New Brunswick

St. Thomas professor studies people who want a disability

A New Brunswick professor is hoping his research will raise awareness about the sensation people get that they are missing a limb when they're not. Some have been driven to self-amputate.

'They don't tell people': Clive Baldwin interviews people with body integrity identity disorder

Body integrity identification disorder, or BIID for short, is one of the most secretive emerging areas in research psychiatry today. (Ben Shannon/CBC)

It's a condition that has driven people to self-amputate limbs and, in extreme cases, commit suicide.

For those who have body integrity identity disorder (BIID), the theory is that the brain's mental map doesn't align with the physical body, said Clive Baldwin, a professor at St. Thomas University in Fredericton.

Someone with BIID, for example, may feel their right leg should end above their knee, when physically they have a fully functioning leg.

Baldwin, the Canada Research Chair in narrative studies and a professor of social work at the university, has been interviewing people with BIID in the hopes of learning more about their lives and drawing more attention to the little-known condition.

'It's constantly on their mind'

"People with BIID experience their body in a very different way to most," said Baldwin, who has interviewed about 45 people so far from across the world. "This can cause a great deal of distress. Participants talked about it as always being in the background, always taking up energy. For some it's constantly on their mind."
Clive Baldwin, a professor at St. Thomas University in Fredericton, says people with BIID are often very secretive about their condition out of fear of negative and even hostile reactions. (St. Thomas University/Canadian Press)

BIID falls under the umbrella of transableism, which refers to the desire to acquire a disability through choice rather than happenstance. Baldwin said some research has been done on the psychology of BIID, but there is very little research on what it's like to live with the suspected neurological condition.

"They tend to live quite isolated lives. They don't tell people about it," said Baldwin, adding that one man he spoke to said he has never told his wife of 50 years that he has BIID. "Life can be very difficult."

Baldwin said people with BIID are often very secretive about their condition out of fear of negative and even hostile reactions. He noted one participant told his mother he had BIID, and she ended up telling the whole community, prompting him to move thousands of kilometres away.

No treatment or cure

He said he's read comments from the general public like, "These people should be put down by the local vet."

"When you're anticipating that that's going to be the reaction, it's not surprising that you don't want to tell people. They're often very secretive," said Baldwin, adding that he's interviewed a doctor, university lecturer and computer scientist with BIID.

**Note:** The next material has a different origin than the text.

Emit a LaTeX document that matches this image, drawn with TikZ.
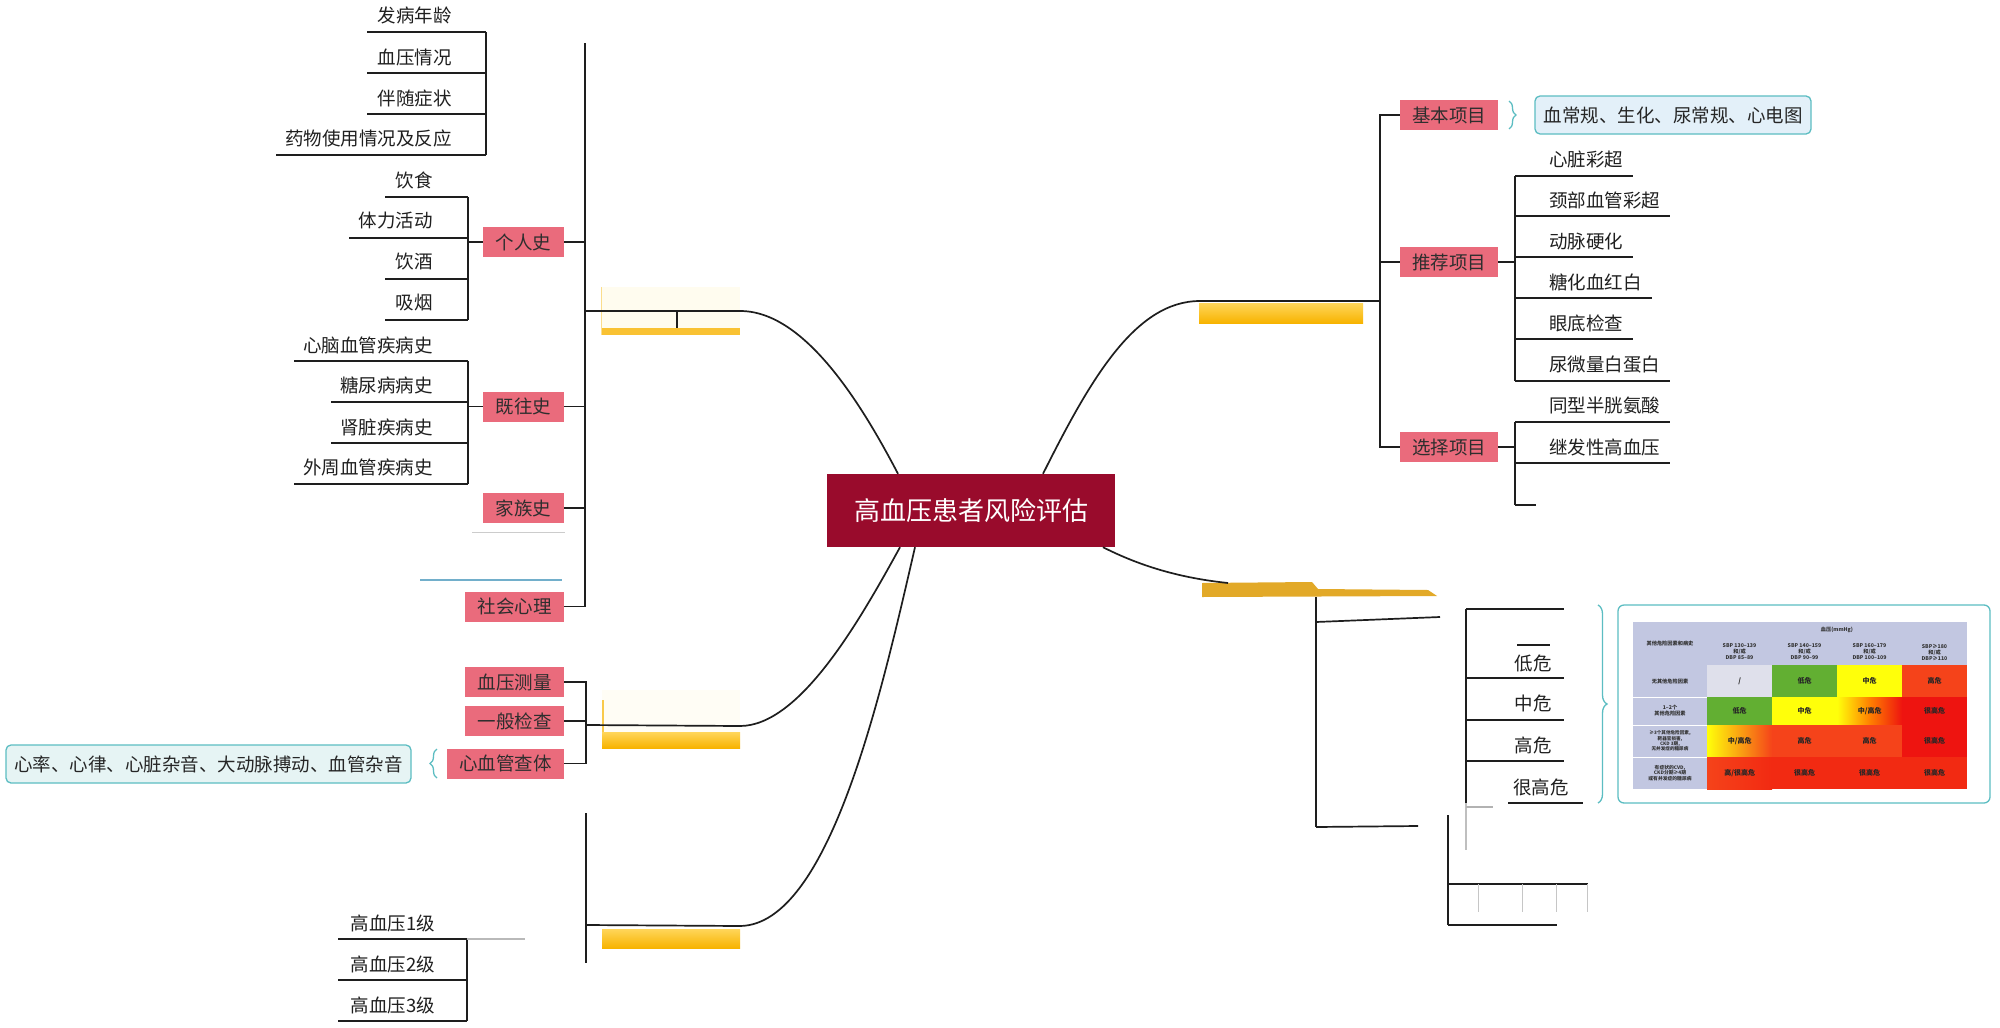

"But if the people affected by this aren't talking about it for fear of what the rest of us will do, then of course people aren't going to know about it, and services won't be developed."

Baldwin said there's no treatment or cure. BIID isn't even a medically recognized disorder, but many doctors, psychiatrists and academics use it.

Extreme measures

Consequently, people with BIID have developed their own coping mechanisms.

Some simply bear it. Others act as they have the impairment, like using a wheelchair. One man sawed his arm off. There have been reports of people placing a limb in dry ice to damage it so badly doctors have to remove it. Many go abroad to seek surgeries. At least one person Baldwin interviewed received an amputation through government health services. Some have committed suicide.

They just want this body to match how they feel it should be.- Clive Baldwin, St. Thomas University

"This isn't stuff that they're doing lightly. They've lived with decades of misery and because there's nothing out there to support them; some people become so desperate that this is the kind of stuff they're willing to try," he said.

"But everyone whom I have spoken to and every report in the published literature about those people who have acquired the disability they want ... they don't regret it. Their only regret is that they didn't do it sooner. They feel happier, more content, more one with the world and more confident. It's a positive experience for them."

Hoping to generate compassion

Baldwin said he hopes to build more awareness about BIID. He plans to write articles about his findings and also plans to present them at conferences.

"The hope for the research is that by understanding how people live with this, it will generate a degree of compassion and a degree of awareness," said Baldwin.

He added that everyone he's spoken to with BIID has a very moral stance about it. They know that services and resources for people with disabilities are restricted and they don't want to take away from that.

"These people don't want to be dependent. They don't want to be in care. They're not trying to gain any financial benefit or gain attention. They want to live independent lives, they just want this body to match how they feel it should be," he said.